### Problem statement
Print exactly what the entries say, line by line, from the first line down to the one with "plt.rcParams['font.family'] = ['DejaVu Sans']", inclusive.

### Records supplied

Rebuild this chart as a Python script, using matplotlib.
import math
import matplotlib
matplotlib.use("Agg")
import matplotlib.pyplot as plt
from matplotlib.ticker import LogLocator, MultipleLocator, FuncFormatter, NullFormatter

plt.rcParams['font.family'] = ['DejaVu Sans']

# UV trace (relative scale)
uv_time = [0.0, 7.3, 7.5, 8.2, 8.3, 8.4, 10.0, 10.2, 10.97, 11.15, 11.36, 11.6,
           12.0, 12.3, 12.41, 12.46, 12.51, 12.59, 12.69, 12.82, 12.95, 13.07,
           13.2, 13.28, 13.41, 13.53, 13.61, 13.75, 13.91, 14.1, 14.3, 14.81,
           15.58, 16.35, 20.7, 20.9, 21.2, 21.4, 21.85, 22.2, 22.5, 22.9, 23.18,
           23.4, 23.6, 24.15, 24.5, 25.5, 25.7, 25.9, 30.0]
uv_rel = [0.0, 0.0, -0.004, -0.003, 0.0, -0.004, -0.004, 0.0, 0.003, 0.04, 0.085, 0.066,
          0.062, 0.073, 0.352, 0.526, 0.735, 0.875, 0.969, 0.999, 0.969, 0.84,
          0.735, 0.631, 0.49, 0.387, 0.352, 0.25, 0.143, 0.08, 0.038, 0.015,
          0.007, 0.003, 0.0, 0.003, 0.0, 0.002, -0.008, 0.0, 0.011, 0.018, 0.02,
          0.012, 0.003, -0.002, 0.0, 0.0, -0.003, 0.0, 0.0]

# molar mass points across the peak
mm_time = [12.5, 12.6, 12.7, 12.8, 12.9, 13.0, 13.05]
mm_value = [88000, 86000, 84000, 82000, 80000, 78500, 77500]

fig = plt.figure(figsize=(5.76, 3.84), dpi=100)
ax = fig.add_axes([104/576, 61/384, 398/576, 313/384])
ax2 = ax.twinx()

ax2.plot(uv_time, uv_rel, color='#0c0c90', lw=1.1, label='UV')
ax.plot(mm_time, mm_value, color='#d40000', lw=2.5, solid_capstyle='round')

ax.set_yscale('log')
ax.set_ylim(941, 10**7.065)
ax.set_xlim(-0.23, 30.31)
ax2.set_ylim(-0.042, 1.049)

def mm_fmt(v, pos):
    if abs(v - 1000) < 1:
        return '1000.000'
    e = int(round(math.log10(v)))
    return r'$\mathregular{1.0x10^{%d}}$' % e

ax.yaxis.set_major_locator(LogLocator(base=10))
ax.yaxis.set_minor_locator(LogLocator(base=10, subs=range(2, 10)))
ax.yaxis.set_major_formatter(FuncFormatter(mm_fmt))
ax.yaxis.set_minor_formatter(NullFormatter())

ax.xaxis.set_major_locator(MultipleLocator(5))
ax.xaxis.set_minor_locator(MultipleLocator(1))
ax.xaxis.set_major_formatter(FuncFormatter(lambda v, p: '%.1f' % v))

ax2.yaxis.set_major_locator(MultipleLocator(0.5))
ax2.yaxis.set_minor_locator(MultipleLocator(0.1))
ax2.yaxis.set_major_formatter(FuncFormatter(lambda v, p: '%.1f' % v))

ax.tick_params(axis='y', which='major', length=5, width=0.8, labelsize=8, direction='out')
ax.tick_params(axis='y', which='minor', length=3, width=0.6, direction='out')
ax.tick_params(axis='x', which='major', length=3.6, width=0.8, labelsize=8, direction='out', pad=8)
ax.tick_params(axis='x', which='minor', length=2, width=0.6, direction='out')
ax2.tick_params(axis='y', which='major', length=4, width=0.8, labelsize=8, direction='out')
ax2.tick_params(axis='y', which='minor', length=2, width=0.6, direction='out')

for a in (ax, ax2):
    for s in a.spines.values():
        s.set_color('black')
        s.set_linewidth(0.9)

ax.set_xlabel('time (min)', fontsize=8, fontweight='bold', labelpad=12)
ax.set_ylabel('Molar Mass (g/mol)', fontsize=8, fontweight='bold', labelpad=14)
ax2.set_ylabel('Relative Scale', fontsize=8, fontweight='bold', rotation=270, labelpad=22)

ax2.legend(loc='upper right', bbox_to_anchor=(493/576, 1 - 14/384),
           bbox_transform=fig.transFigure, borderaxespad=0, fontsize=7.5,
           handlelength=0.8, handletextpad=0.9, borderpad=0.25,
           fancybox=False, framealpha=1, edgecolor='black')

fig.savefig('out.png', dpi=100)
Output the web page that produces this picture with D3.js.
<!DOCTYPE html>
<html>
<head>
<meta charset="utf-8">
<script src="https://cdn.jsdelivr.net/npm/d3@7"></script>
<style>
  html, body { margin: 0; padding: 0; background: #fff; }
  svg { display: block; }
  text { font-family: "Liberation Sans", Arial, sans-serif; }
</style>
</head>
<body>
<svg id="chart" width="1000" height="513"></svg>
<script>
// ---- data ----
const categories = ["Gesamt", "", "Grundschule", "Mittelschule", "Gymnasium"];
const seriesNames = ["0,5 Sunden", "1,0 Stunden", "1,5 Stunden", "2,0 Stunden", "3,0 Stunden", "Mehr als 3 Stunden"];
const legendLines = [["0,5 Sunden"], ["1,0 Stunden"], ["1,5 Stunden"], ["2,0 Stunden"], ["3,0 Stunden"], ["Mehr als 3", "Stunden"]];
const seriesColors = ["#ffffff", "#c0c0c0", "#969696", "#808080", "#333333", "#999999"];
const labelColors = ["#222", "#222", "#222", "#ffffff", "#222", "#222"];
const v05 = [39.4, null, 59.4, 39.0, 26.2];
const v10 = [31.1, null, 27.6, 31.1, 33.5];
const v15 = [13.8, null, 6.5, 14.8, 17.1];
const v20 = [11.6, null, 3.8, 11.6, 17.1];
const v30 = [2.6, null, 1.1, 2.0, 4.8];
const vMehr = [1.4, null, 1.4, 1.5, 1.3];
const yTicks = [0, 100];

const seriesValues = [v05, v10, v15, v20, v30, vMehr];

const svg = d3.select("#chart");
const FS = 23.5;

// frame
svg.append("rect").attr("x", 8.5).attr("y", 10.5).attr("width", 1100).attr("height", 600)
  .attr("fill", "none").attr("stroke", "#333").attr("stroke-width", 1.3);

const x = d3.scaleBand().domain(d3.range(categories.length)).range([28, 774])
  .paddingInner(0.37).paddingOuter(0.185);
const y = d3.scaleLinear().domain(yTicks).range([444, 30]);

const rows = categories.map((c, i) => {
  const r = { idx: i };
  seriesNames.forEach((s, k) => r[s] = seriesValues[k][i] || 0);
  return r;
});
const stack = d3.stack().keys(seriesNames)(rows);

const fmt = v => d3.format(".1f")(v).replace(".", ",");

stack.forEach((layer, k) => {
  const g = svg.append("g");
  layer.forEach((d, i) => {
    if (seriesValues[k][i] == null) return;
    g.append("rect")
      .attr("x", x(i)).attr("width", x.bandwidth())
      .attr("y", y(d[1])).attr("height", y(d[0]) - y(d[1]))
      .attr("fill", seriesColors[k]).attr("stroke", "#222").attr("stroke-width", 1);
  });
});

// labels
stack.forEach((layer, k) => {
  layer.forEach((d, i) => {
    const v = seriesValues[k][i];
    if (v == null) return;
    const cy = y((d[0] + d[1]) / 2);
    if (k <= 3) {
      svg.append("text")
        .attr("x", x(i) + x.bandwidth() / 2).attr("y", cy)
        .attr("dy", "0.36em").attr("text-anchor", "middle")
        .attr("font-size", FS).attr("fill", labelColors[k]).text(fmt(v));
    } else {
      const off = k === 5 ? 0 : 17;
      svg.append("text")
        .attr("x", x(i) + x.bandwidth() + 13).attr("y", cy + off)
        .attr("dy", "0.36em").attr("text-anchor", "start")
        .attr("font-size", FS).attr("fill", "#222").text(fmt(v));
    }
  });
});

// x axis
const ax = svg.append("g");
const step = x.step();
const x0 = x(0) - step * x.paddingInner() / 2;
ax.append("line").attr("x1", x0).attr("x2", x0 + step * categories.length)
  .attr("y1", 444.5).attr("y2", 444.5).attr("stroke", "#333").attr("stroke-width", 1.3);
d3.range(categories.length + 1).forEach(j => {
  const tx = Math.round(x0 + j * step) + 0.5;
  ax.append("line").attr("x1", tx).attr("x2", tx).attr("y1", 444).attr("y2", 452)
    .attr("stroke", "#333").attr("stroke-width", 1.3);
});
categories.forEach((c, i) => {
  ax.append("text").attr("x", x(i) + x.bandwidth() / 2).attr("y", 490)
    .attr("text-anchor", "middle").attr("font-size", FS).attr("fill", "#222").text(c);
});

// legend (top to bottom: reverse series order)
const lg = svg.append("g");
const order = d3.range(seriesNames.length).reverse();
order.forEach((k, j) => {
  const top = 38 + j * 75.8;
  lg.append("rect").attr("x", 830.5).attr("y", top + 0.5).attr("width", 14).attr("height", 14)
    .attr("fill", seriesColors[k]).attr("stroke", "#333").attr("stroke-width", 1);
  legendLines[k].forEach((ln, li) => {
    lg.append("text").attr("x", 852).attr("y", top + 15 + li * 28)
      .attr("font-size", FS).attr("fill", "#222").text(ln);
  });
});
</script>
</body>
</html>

### The solution
Rebuild this chart as a Python script, using matplotlib.
import math
import matplotlib
matplotlib.use("Agg")
import matplotlib.pyplot as plt
from matplotlib.ticker import LogLocator, MultipleLocator, FuncFormatter, NullFormatter

plt.rcParams['font.family'] = ['DejaVu Sans']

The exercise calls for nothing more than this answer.